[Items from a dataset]
*-*-*

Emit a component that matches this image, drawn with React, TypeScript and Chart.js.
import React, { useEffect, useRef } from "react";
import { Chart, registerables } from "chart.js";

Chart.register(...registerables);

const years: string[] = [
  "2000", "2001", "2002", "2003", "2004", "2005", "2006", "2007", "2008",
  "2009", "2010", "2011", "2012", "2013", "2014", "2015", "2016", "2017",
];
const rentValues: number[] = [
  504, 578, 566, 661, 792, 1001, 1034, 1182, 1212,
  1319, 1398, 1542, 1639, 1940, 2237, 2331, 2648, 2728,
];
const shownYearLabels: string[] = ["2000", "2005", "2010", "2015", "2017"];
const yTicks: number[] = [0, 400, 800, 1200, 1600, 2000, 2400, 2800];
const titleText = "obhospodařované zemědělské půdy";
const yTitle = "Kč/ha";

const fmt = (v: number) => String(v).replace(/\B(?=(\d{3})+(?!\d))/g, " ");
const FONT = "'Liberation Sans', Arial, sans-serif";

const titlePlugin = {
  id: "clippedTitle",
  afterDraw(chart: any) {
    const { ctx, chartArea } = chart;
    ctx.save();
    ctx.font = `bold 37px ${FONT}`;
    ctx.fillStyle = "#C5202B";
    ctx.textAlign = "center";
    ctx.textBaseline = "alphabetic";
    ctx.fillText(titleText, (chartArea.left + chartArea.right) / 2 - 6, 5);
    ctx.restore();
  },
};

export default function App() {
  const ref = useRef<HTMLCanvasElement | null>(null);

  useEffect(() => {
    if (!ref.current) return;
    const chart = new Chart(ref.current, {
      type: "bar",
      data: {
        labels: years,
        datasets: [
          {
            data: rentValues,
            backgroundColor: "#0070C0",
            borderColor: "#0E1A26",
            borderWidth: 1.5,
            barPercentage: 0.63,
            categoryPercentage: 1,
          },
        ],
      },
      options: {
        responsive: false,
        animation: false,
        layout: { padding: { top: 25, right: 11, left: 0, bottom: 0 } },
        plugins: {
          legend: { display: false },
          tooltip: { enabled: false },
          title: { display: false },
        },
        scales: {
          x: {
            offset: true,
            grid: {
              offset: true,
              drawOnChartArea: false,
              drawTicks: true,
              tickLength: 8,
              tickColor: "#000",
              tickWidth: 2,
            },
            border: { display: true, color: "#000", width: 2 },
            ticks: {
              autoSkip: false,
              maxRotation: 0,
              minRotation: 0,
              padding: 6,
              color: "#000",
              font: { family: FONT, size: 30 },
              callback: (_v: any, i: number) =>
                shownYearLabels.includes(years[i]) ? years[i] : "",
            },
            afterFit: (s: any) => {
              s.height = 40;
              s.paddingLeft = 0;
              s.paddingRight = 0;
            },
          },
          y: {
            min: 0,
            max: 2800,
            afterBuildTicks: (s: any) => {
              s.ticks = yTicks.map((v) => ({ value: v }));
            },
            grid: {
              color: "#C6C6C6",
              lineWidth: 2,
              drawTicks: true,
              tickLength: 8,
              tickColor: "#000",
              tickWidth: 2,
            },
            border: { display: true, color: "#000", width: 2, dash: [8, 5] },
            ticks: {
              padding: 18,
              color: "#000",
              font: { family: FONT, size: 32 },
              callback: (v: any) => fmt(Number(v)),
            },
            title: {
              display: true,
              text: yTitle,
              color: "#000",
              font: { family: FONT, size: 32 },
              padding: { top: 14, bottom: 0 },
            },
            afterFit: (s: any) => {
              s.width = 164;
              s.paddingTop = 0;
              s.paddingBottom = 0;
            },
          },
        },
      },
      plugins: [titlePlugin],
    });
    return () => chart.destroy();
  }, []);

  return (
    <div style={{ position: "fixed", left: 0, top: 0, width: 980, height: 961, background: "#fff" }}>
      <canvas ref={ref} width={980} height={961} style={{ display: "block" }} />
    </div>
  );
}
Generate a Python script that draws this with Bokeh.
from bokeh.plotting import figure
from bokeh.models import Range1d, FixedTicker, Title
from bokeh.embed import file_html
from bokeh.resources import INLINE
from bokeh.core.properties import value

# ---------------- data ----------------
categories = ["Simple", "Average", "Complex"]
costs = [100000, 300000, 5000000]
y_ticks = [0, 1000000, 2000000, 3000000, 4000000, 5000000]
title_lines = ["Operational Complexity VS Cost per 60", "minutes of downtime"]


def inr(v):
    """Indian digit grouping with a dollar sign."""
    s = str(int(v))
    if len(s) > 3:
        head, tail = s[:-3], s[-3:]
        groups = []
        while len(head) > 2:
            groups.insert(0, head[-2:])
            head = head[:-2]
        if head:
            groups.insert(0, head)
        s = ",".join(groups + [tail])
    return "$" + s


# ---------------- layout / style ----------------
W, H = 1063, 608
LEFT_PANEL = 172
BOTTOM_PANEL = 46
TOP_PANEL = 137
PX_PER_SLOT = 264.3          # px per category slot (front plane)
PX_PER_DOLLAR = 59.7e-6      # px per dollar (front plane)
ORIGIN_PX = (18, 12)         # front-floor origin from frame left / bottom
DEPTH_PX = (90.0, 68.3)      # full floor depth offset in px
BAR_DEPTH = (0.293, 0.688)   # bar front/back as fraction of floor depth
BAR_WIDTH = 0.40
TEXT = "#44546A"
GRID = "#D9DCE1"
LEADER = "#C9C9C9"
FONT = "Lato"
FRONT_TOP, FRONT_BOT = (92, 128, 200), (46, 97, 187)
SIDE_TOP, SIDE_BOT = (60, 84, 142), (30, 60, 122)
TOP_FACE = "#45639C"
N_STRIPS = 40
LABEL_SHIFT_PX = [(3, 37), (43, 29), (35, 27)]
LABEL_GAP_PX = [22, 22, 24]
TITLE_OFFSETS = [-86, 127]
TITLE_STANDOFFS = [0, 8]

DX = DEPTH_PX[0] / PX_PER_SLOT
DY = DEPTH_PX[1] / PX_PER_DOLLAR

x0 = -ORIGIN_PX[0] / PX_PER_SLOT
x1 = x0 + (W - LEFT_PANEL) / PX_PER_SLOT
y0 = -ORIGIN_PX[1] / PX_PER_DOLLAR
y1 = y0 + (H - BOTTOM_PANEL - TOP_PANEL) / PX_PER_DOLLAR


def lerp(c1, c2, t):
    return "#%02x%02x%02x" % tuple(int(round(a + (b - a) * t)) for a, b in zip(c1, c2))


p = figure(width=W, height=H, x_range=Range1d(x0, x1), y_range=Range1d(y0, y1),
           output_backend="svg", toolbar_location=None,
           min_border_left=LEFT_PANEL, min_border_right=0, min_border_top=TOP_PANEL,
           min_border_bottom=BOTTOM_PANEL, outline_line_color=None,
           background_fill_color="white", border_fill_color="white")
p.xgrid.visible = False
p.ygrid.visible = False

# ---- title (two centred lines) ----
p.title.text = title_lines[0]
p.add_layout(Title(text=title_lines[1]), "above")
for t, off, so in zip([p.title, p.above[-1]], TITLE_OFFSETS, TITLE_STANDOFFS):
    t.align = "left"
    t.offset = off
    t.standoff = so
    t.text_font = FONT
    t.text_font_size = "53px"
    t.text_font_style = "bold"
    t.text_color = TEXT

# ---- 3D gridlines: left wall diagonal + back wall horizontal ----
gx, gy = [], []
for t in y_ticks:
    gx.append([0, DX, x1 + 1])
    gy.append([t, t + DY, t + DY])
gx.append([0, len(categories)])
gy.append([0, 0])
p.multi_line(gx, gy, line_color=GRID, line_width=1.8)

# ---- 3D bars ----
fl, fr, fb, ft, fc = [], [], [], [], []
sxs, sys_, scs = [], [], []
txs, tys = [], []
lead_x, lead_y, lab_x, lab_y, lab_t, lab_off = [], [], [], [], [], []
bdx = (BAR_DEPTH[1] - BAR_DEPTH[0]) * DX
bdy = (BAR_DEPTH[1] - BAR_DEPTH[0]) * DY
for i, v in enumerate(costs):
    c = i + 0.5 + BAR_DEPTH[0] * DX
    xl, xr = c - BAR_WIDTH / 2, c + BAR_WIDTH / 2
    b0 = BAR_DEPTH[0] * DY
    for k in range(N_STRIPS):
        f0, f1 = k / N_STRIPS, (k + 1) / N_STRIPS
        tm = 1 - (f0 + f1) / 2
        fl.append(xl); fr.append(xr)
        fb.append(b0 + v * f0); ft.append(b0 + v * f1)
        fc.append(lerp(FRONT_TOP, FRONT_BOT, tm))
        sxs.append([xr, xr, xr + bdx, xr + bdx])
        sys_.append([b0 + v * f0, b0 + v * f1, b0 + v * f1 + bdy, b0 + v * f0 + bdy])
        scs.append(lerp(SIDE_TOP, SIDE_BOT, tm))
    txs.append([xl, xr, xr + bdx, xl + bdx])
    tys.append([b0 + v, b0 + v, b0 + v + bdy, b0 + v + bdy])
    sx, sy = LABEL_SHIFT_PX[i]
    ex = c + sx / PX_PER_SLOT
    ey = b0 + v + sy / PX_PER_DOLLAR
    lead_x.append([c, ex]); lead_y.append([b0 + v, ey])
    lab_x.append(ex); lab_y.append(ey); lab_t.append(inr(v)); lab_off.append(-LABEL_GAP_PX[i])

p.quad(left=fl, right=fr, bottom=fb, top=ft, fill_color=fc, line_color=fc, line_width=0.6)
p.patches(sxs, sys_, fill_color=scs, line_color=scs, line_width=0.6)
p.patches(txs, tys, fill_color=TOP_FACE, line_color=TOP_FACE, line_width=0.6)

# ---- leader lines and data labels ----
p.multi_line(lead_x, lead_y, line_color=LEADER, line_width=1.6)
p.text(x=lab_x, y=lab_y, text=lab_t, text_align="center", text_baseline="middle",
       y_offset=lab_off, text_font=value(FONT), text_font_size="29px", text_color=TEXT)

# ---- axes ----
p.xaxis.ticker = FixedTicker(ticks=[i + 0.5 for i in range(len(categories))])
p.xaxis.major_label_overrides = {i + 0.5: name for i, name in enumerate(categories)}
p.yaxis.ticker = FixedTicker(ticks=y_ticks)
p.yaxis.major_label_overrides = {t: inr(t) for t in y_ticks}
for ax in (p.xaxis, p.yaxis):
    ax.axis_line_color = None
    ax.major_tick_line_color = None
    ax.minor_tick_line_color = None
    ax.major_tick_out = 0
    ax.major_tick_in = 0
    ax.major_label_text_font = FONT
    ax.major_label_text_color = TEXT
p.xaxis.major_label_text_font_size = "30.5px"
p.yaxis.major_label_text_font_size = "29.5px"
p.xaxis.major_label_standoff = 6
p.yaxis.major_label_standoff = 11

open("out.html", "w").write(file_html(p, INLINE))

*-*-*

Aim of the task =>
Within the listing above, extract exactly the lines from the line with "Generate a Python" to the line with "from bokeh.core.properties import value", the two named lines included, and no others.

Answer to this exercise =>
Generate a Python script that draws this with Bokeh.
from bokeh.plotting import figure
from bokeh.models import Range1d, FixedTicker, Title
from bokeh.embed import file_html
from bokeh.resources import INLINE
from bokeh.core.properties import value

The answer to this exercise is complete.